The above animation shows a hydrodynamic simulation of a flood in Queensland, Australia, over three different terrain datasets.
Simulated on the left is MERIT DEM, the best available global terrain dataset circa 2019. Developed by Prof. Yamazaki at the University of Tokyo, the data offers a globally consistent terrain model at ~90 meter resolution. This data underpins Fathom-Global 2.0.
The middle shows the simulation run over FABDEM, a new global terrain dataset released last month and the first global digital elevation model (DEM) with forests and buildings removed at ~30-meter resolution. Fathom has produced this data alongside the University of Bristol, where Dr Laurence Hawker worked as the lead researcher.
Laser Altimeter data (LiDAR), simulated on the right, is only available in a small number of territories and can be regarded as a benchmark ‘truth’.
What does this comparison tell us?
What is clear from this animation is the rapid progress we’re making in our ability to build global flood hazard models. Terrain data is the most critical element of any flood model: we need to know where water flows to simulate flood hazard correctly.

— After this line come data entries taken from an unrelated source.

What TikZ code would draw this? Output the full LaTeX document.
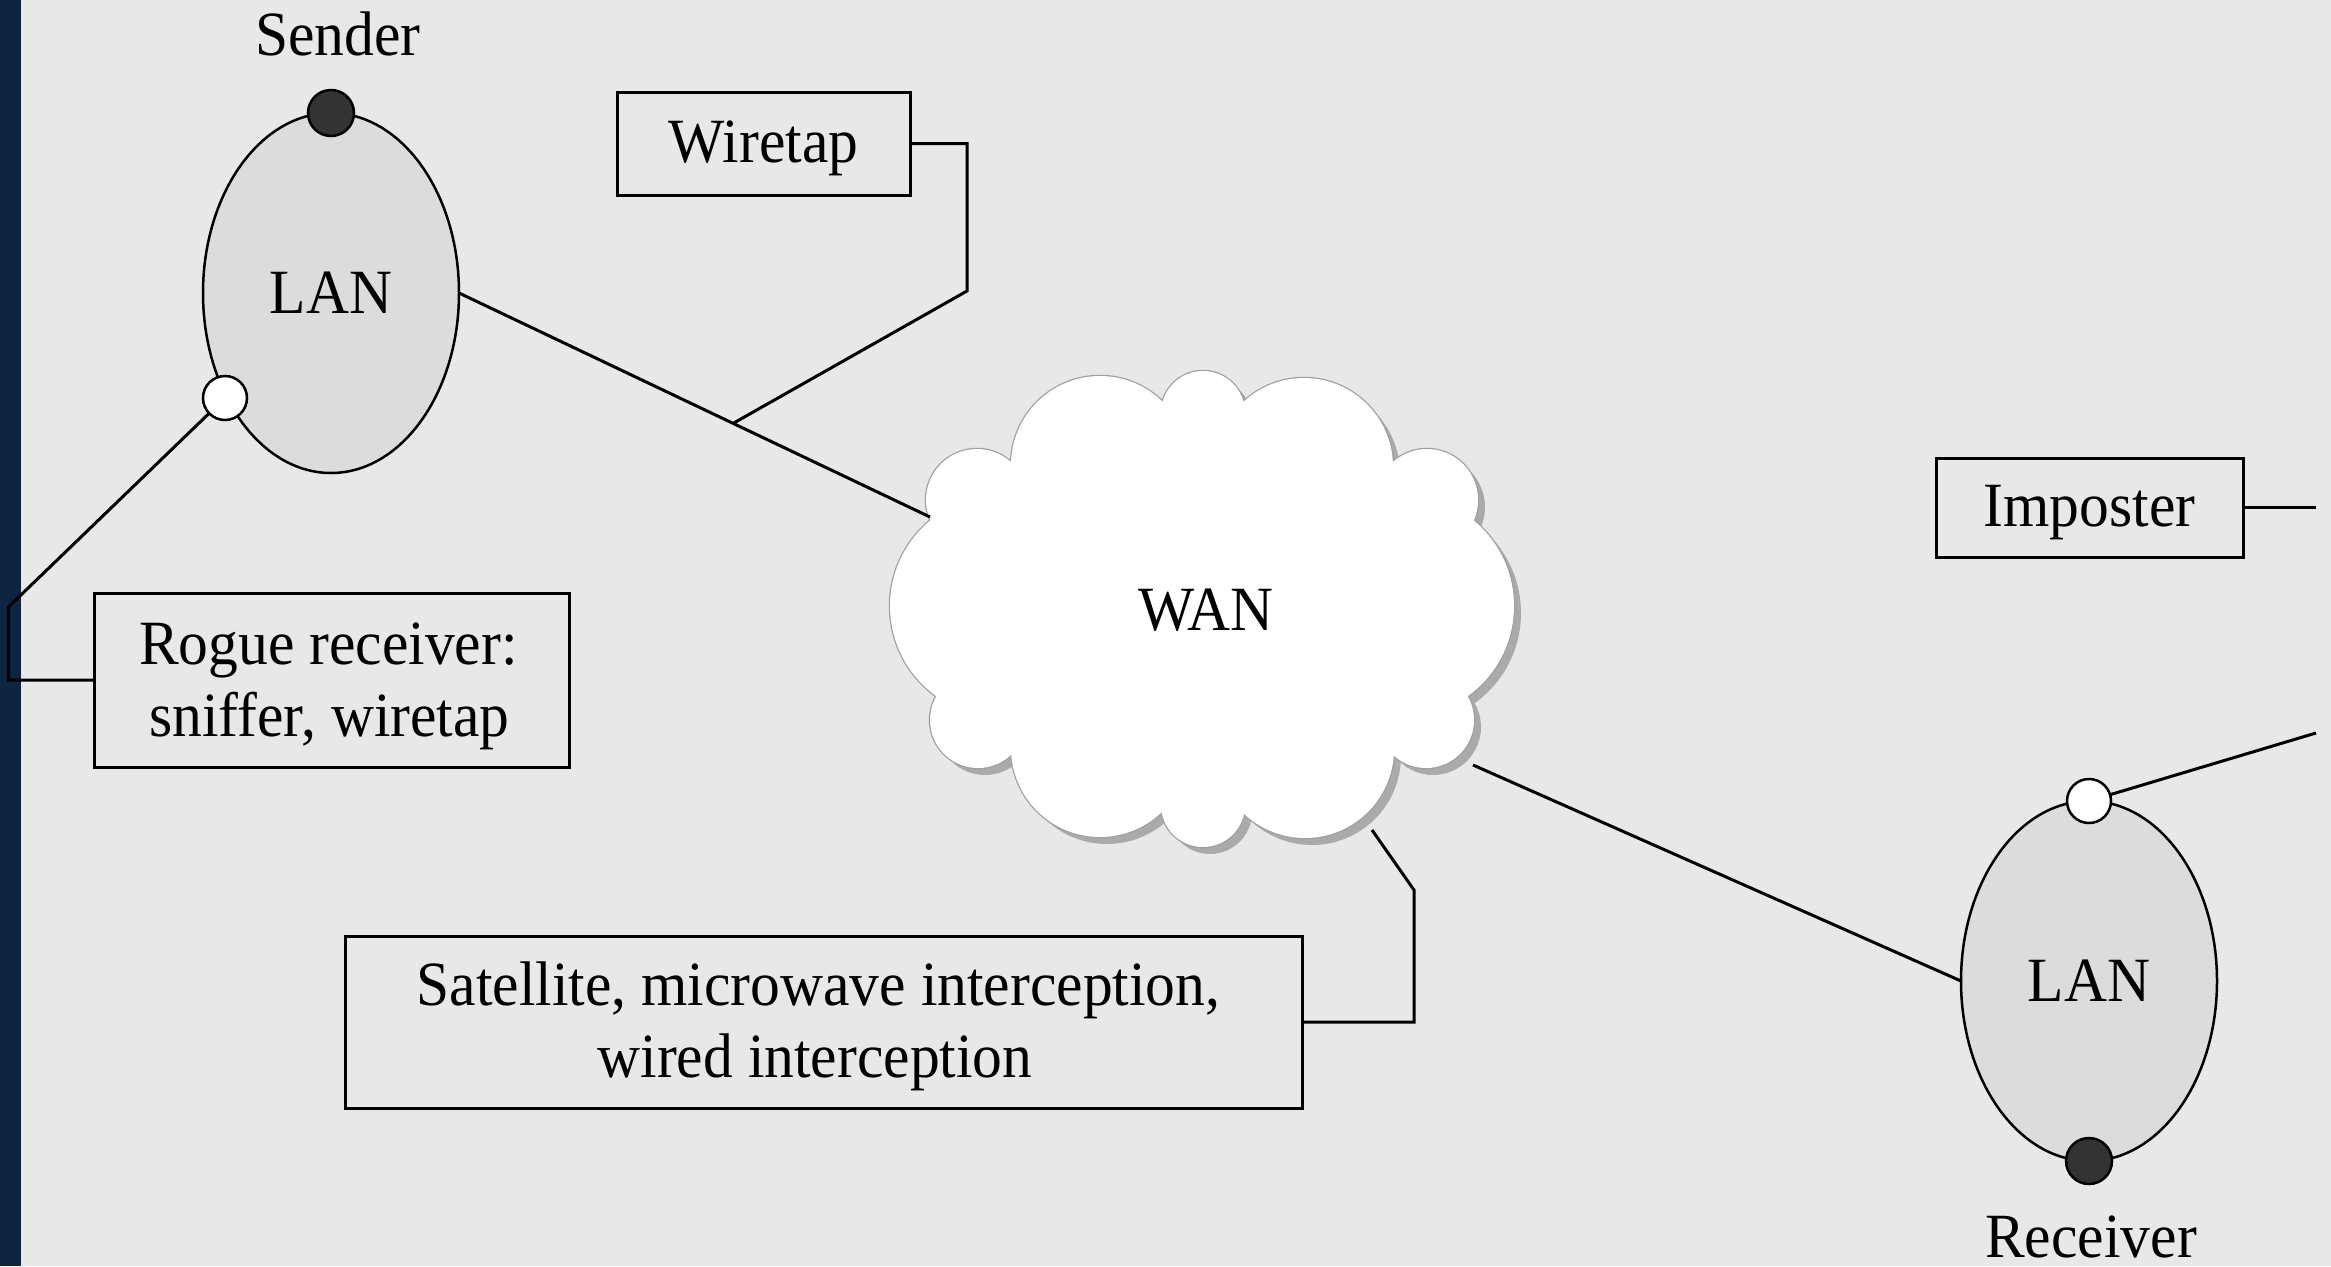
\documentclass[tikz,border=0pt]{standalone}
\usepackage{fontspec}
\setmainfont{Liberation Serif}[FakeStretch=0.945]
\usetikzlibrary{shapes.geometric,calc}
\definecolor{bg}{HTML}{E8E8E8}
\definecolor{sidebar}{HTML}{0E2541}
\definecolor{lanfill}{HTML}{DCDCDC}
\definecolor{dotdark}{HTML}{333333}
\definecolor{cloudedge}{HTML}{A0A0A0}
\definecolor{cloudshadow}{HTML}{AAAAAA}

% puffs of the WAN cloud: centre x / centre y / radius
\newcommand\wanpuffs{1203/413/42, 1100/465/89, 1304/467/89, 977/500/51,
  1427/500/51, 1001/606/111, 1403/606/111, 978/720/48, 1426/720/48,
  1100/748/89, 1203/805/42, 1305/749/89}

\begin{document}
\begin{tikzpicture}[x=1pt,y=-1pt,
  every node/.style={font=\fontsize{63}{72.5}\selectfont, inner sep=0pt, outer sep=0pt},
  lan/.style={ellipse, draw, line width=2.5pt, fill=lanfill,
    minimum width=256pt, minimum height=360pt},
  enddot/.style={circle, draw, line width=2.5pt, minimum size=46pt, fill=dotdark},
  tapdot/.style={circle, draw, line width=2.5pt, minimum size=44pt, fill=white},
  labelbox/.style={rectangle, draw, line width=3pt, text height=38pt, text depth=0pt},
  wire/.style={line width=3pt, line join=miter}]

% canvas and side bar
\useasboundingbox (0,0) rectangle (2331,1266);
\fill[bg] (0,0) rectangle (2331,1266);
\fill[sidebar] (0,0) rectangle (21,1266);

% WAN cloud: shadow, rim, body
\begin{scope}[shift={(7,7)}]
  \fill[cloudshadow] (1202,609) ellipse[x radius=230, y radius=165];
  \foreach \cx/\cy/\r in \wanpuffs { \fill[cloudshadow] (\cx,\cy) circle[radius=\r]; }
\end{scope}
\foreach \cx/\cy/\r in \wanpuffs { \draw[cloudedge, line width=2.5pt] (\cx,\cy) circle[radius=\r]; }
\fill[white] (1202,609) ellipse[x radius=230, y radius=165];
\foreach \cx/\cy/\r in \wanpuffs { \fill[white] (\cx,\cy) circle[radius=\r]; }
\node (wan) at (1206,610.5) {WAN};

% points where links meet the cloud
\coordinate (wanL) at (930,517);
\coordinate (wanR) at (1473,765);
\coordinate (wanS) at (1372,830);

% sending side
\node[lan] (lanA) at (331,293) {LAN};
\node[enddot] (sendDot) at (lanA.north) {};
\node[tapdot] (rogueDot) at (225,398) {};
\node[anchor=base] (sender) at (338,55) {Sender};

% receiving side
\node[lan] (lanB) at (2089,981) {LAN};
\node[tapdot] (impDot) at (lanB.north) {};
\node[enddot] (recvDot) at (lanB.south) {};
\node[anchor=base] (receiver) at (2091,1257) {Receiver};

% threat boxes
\node[labelbox, minimum width=293pt, minimum height=103pt] (wiretap) at (763.5,143.5) {Wiretap};
\node[labelbox, minimum width=307pt, minimum height=99pt] (imposter) at (2089.5,507.5) {Imposter};
\node[labelbox, minimum width=475pt, minimum height=174pt] (rogue) at (331.5,680) {};
\node[anchor=base] (rogueL1) at (328.5,664) {Rogue receiver:};
\node[anchor=base] (rogueL2) at (329.5,736.5) {sniffer, wiretap};
\node[labelbox, minimum width=957pt, minimum height=172pt] (sat) at (823.5,1022) {};
\node[anchor=base] (satL1) at (818.5,1005) {Satellite, microwave interception,};
\node[anchor=base] (satL2) at (815,1077.5) {wired interception};

% links
\draw[wire] (lanA.east) -- (wanL);
\draw[wire] (wanR) -- (lanB.west);
\coordinate (tapJ) at ($(lanA.east)!0.582!(wanL)$);
\draw[wire] (wiretap.east) -- (967,143.5) -- (967,291) -- (tapJ);
\coordinate (rogueBend) at (8.5,607);
\draw[wire] (rogueDot) -- (rogueBend) -- (8.5,680) -- (rogue.west);
\draw[wire] (sat.east) -- (1414,1022) -- (1414,890) -- (wanS);
\coordinate (impEnd) at (2316,507.5);
\draw[wire] (imposter.east) -- (impEnd);
\coordinate (impLink) at (2316,733);
\draw[wire] (impDot) -- (impLink);
\end{tikzpicture}
\end{document}
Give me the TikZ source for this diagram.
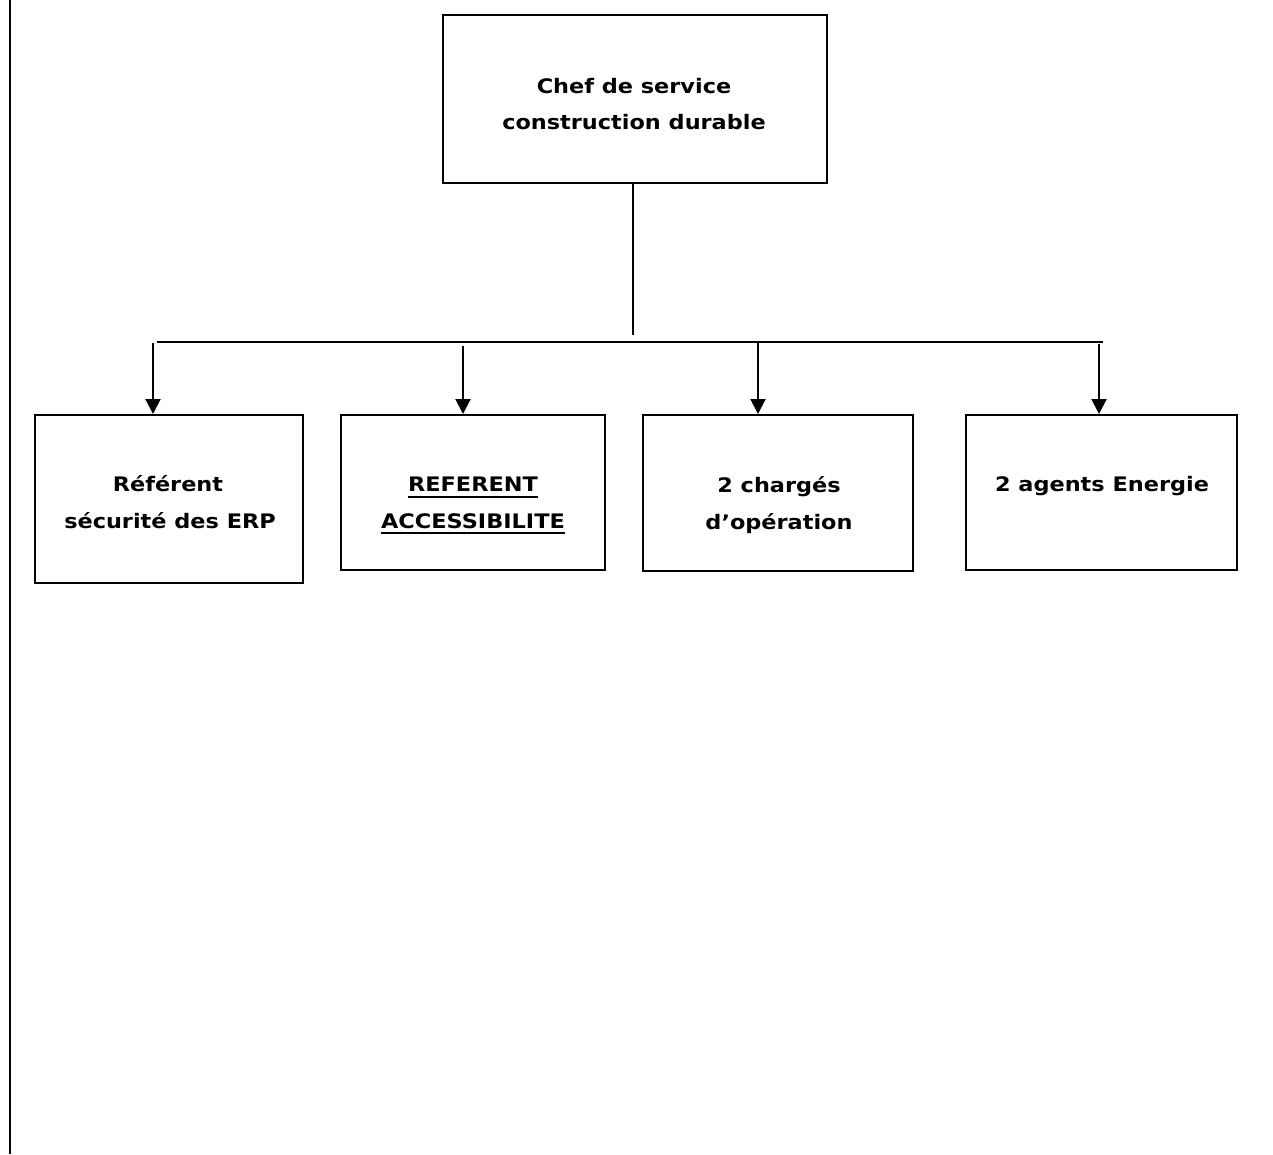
\documentclass[tikz,border=0pt]{standalone}
\usepackage{fontspec}
\setmainfont{DejaVu Sans}[FakeStretch=1.12]
\usetikzlibrary{arrows.meta}
\newcommand\myul[1]{\setbox0\hbox{#1}\rlap{\rule[-6pt]{\wd0}{1.8pt}}\box0}
\tikzset{
  orgbox/.style={draw=black, line width=2pt, rectangle, inner sep=0pt},
  lbl/.style={anchor=base, inner sep=0pt, font=\fontsize{20}{23}\selectfont\bfseries},
  conn/.style={line width=2pt},
  arr/.style={line width=2pt, -{Triangle[width=15pt,length=15pt]}}
}
\begin{document}
\begin{tikzpicture}[x=1pt,y=-1pt]
\useasboundingbox (0,0) rectangle (1273,1154);
% left margin line
\coordinate (m1) at (10,0);
\coordinate (m2) at (10,1154);
\draw[line width=2.2pt] (m1) -- (m2);
% boxes
\node[orgbox, minimum width=384pt, minimum height=168pt] (top) at (635,99) {};
\node[orgbox, minimum width=268pt, minimum height=168pt] (b1) at (169,499) {};
\node[orgbox, minimum width=264pt, minimum height=155pt] (b2) at (473,492.5) {};
\node[orgbox, minimum width=270pt, minimum height=156pt] (b3) at (778,493) {};
\node[orgbox, minimum width=271pt, minimum height=155pt] (b4) at (1101.5,492.5) {};
% texts
\node[lbl] (t0a) at (634,93.3) {Chef de service};
\node[lbl] (t0b) at (634,129.3) {construction durable};
\node[lbl] (t1a) at (168,491.7) {Référent};
\node[lbl] (t1b) at (170,528) {sécurité des ERP};
\node[lbl] (t2a) at (473,491.7) {\myul{REFERENT}};
\node[lbl] (t2b) at (473,528) {\myul{ACCESSIBILITE}};
\node[lbl] (t3a) at (779,492.7) {2 chargés};
\node[lbl] (t3b) at (779,529) {d’opération};
\node[lbl] (t4a) at (1102,491.7) {2 agents Energie};
% connectors
\coordinate (stub) at (633,335);
\draw[conn] (top.south -| stub) -- (stub);
\coordinate (hl) at (157,342);
\coordinate (hr) at (1103,342);
\draw[conn] (hl) -- (hr);
\coordinate (a1) at (153,343);
\coordinate (a2) at (463,346);
\coordinate (a3) at (758,342);
\coordinate (a4) at (1099,344);
\draw[arr] (a1) -- (a1 |- b1.north);
\draw[arr] (a2) -- (a2 |- b2.north);
\draw[arr] (a3) -- (a3 |- b3.north);
\draw[arr] (a4) -- (a4 |- b4.north);
\end{tikzpicture}
\end{document}
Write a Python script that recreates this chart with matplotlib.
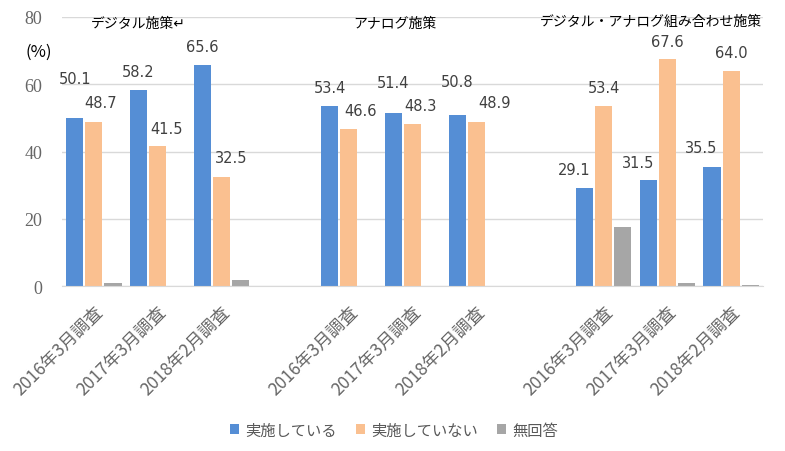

In the first version of Fathom-Global, released in 2015, we were reliant on a custom processed terrain data set derived from data collected by NASA’s space shuttle (Sampson et al., 2015). The data represented the best available at global scales, but contained numerous systematic errors that hindered the accuracy of subsequent models.
Fathom-Global 2.0 launched in 2020 with significant improvements. This included new hydrography data, giving the model a better representation of river channels, both in terms of where they are and how they convey water. A new DEM also provided an improved picture of the Earth’s surface.
Global 3.0, launching later this year, underpinned by FABDEM represents another step-change in our ability to simulate flood hazard anywhere in the world. The animation illustrates that we are getting close to the skill of local scale models.
Merit DEM vs FABDEM
The below visual highlights the differences between MERIT DEM and FABDEM.
This graphic is a terrain map of St Louis, America. MERIT DEM seemingly contains much more noise compared to FABDEM and LiDAR. This noise is primarily due to trees and buildings but also a consequence of less precise instrumentation. FABDEM is visualised in the middle. Users can see that the features and contours shown in FABDEM are more realistic than those in MERIT. This is promising and demonstrates just how much improvement has been made in our ability to represent the earth’s surface.
This work signifies one of the biggest step-changes in global flood modelling capabilities since the advent of the field.
Using FABDEM to model flood
This comparison is a flood simulation of Jakarta. The capital of Indonesia is one of the largest cities in the world and suffers from frequent flooding due to a low-lying topography, land subsidence and monsoon rainfall.
Jakarta is one of the most difficult cities in the world to model, principally owing to its very flat and highly urbanised terrain. This has historically resulted in global terrain data containing large errors. Moreover, Jakarta city itself contains many small river pathways that drain from higher elevations to the south (see figure). These small river pathways do not produce very well defined floodplains and are therefore difficult to identify in global, radar based terrain data.
As illustrated in the picture, FABDEM appears to represent small flow pathways in the city with more fidelity. Interconnected floodplains, with less discontinuities than are present in the MERIT simulations are more plausible representations of flood hazard.
The circled section on the FABDEM example represents a small-scale flow pathway that has been built to direct water around the city and prevent flooding in the centre of the city. This is not visible in the MERIT DEM example and demonstrates the significant improvements that have been made in representing small flow pathways.